● THE EXERCISE
Give the data again exactly as written, skipping any pictures.

+--

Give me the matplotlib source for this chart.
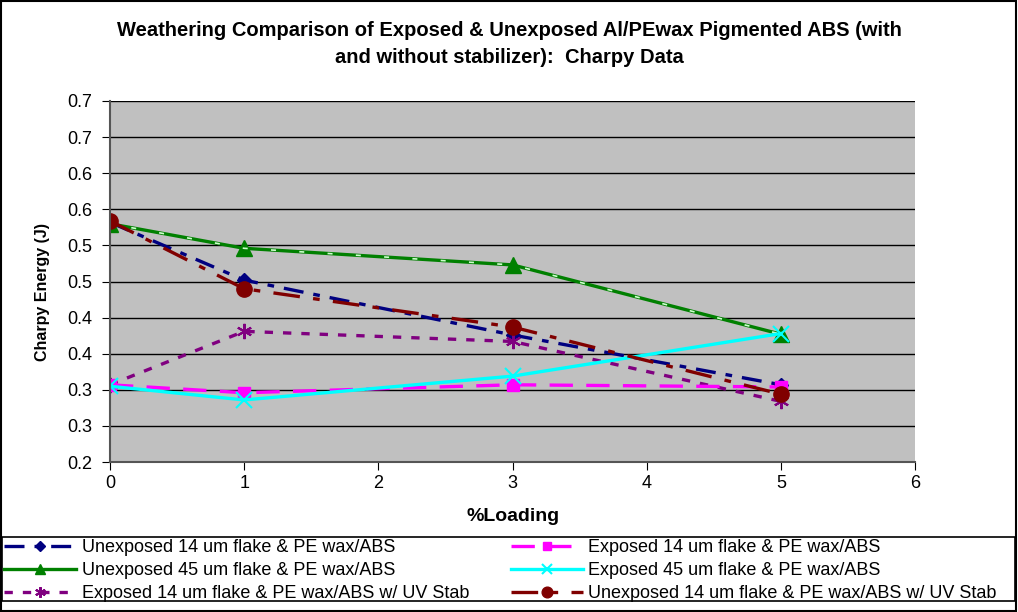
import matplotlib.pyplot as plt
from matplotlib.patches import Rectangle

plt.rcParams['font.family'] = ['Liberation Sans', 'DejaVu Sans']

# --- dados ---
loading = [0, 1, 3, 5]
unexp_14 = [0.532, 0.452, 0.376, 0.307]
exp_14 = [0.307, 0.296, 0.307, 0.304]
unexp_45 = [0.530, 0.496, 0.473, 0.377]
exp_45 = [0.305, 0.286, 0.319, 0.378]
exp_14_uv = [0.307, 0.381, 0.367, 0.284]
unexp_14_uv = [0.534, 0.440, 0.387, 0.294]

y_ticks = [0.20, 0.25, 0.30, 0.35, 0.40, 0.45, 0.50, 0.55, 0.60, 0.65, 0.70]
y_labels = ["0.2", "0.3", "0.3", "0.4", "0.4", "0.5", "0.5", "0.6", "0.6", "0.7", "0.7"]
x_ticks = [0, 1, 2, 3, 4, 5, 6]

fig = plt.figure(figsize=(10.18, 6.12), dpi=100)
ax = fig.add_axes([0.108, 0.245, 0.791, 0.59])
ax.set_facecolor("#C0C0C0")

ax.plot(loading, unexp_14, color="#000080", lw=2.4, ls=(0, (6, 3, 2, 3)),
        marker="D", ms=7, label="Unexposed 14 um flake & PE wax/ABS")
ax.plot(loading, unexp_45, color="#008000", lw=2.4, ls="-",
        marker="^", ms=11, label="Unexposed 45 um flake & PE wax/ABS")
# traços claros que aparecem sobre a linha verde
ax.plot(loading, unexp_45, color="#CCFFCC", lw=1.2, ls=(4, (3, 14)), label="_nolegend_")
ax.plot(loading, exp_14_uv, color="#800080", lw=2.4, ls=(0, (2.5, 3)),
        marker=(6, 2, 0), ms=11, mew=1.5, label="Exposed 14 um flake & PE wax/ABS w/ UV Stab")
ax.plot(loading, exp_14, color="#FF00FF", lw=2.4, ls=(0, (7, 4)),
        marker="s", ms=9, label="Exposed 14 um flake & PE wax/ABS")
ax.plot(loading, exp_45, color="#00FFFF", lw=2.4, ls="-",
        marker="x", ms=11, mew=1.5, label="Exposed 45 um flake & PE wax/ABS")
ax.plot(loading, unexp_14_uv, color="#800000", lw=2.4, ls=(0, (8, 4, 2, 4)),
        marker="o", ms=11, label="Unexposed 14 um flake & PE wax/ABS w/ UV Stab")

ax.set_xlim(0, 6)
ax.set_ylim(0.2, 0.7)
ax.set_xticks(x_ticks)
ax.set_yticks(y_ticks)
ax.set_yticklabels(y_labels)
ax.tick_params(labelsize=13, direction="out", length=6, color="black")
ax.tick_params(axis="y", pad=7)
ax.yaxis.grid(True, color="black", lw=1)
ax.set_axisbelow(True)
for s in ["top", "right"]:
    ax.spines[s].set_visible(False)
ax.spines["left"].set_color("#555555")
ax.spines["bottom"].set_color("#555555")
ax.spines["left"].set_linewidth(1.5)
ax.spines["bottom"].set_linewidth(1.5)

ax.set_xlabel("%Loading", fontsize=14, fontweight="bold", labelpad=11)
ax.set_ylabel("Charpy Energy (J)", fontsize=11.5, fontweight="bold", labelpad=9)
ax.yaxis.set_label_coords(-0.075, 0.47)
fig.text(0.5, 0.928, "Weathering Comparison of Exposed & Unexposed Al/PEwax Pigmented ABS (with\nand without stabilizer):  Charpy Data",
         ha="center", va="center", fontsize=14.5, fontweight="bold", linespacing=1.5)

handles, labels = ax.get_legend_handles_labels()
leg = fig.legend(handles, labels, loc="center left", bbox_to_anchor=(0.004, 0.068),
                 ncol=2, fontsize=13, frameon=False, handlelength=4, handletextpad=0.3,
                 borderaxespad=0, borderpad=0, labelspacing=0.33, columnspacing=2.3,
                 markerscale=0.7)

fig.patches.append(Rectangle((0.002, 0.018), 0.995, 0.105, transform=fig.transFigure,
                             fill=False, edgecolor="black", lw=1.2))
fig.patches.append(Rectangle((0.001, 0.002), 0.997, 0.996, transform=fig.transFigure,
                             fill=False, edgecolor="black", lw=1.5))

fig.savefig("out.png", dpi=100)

+--

● OUTPUT OF THE TASK
Give me the matplotlib source for this chart.
import matplotlib.pyplot as plt
from matplotlib.patches import Rectangle

plt.rcParams['font.family'] = ['Liberation Sans', 'DejaVu Sans']

# --- dados ---
loading = [0, 1, 3, 5]
unexp_14 = [0.532, 0.452, 0.376, 0.307]
exp_14 = [0.307, 0.296, 0.307, 0.304]
unexp_45 = [0.530, 0.496, 0.473, 0.377]
exp_45 = [0.305, 0.286, 0.319, 0.378]
exp_14_uv = [0.307, 0.381, 0.367, 0.284]
unexp_14_uv = [0.534, 0.440, 0.387, 0.294]

y_ticks = [0.20, 0.25, 0.30, 0.35, 0.40, 0.45, 0.50, 0.55, 0.60, 0.65, 0.70]
y_labels = ["0.2", "0.3", "0.3", "0.4", "0.4", "0.5", "0.5", "0.6", "0.6", "0.7", "0.7"]
x_ticks = [0, 1, 2, 3, 4, 5, 6]

fig = plt.figure(figsize=(10.18, 6.12), dpi=100)
ax = fig.add_axes([0.108, 0.245, 0.791, 0.59])
ax.set_facecolor("#C0C0C0")

ax.plot(loading, unexp_14, color="#000080", lw=2.4, ls=(0, (6, 3, 2, 3)),
        marker="D", ms=7, label="Unexposed 14 um flake & PE wax/ABS")
ax.plot(loading, unexp_45, color="#008000", lw=2.4, ls="-",
        marker="^", ms=11, label="Unexposed 45 um flake & PE wax/ABS")
# traços claros que aparecem sobre a linha verde
ax.plot(loading, unexp_45, color="#CCFFCC", lw=1.2, ls=(4, (3, 14)), label="_nolegend_")
ax.plot(loading, exp_14_uv, color="#800080", lw=2.4, ls=(0, (2.5, 3)),
        marker=(6, 2, 0), ms=11, mew=1.5, label="Exposed 14 um flake & PE wax/ABS w/ UV Stab")
ax.plot(loading, exp_14, color="#FF00FF", lw=2.4, ls=(0, (7, 4)),
        marker="s", ms=9, label="Exposed 14 um flake & PE wax/ABS")
ax.plot(loading, exp_45, color="#00FFFF", lw=2.4, ls="-",
        marker="x", ms=11, mew=1.5, label="Exposed 45 um flake & PE wax/ABS")
ax.plot(loading, unexp_14_uv, color="#800000", lw=2.4, ls=(0, (8, 4, 2, 4)),
        marker="o", ms=11, label="Unexposed 14 um flake & PE wax/ABS w/ UV Stab")

ax.set_xlim(0, 6)
ax.set_ylim(0.2, 0.7)
ax.set_xticks(x_ticks)
ax.set_yticks(y_ticks)
ax.set_yticklabels(y_labels)
ax.tick_params(labelsize=13, direction="out", length=6, color="black")
ax.tick_params(axis="y", pad=7)
ax.yaxis.grid(True, color="black", lw=1)
ax.set_axisbelow(True)
for s in ["top", "right"]:
    ax.spines[s].set_visible(False)
ax.spines["left"].set_color("#555555")
ax.spines["bottom"].set_color("#555555")
ax.spines["left"].set_linewidth(1.5)
ax.spines["bottom"].set_linewidth(1.5)

ax.set_xlabel("%Loading", fontsize=14, fontweight="bold", labelpad=11)
ax.set_ylabel("Charpy Energy (J)", fontsize=11.5, fontweight="bold", labelpad=9)
ax.yaxis.set_label_coords(-0.075, 0.47)
fig.text(0.5, 0.928, "Weathering Comparison of Exposed & Unexposed Al/PEwax Pigmented ABS (with\nand without stabilizer):  Charpy Data",
         ha="center", va="center", fontsize=14.5, fontweight="bold", linespacing=1.5)

handles, labels = ax.get_legend_handles_labels()
leg = fig.legend(handles, labels, loc="center left", bbox_to_anchor=(0.004, 0.068),
                 ncol=2, fontsize=13, frameon=False, handlelength=4, handletextpad=0.3,
                 borderaxespad=0, borderpad=0, labelspacing=0.33, columnspacing=2.3,
                 markerscale=0.7)

fig.patches.append(Rectangle((0.002, 0.018), 0.995, 0.105, transform=fig.transFigure,
                             fill=False, edgecolor="black", lw=1.2))
fig.patches.append(Rectangle((0.001, 0.002), 0.997, 0.996, transform=fig.transFigure,
                             fill=False, edgecolor="black", lw=1.5))

fig.savefig("out.png", dpi=100)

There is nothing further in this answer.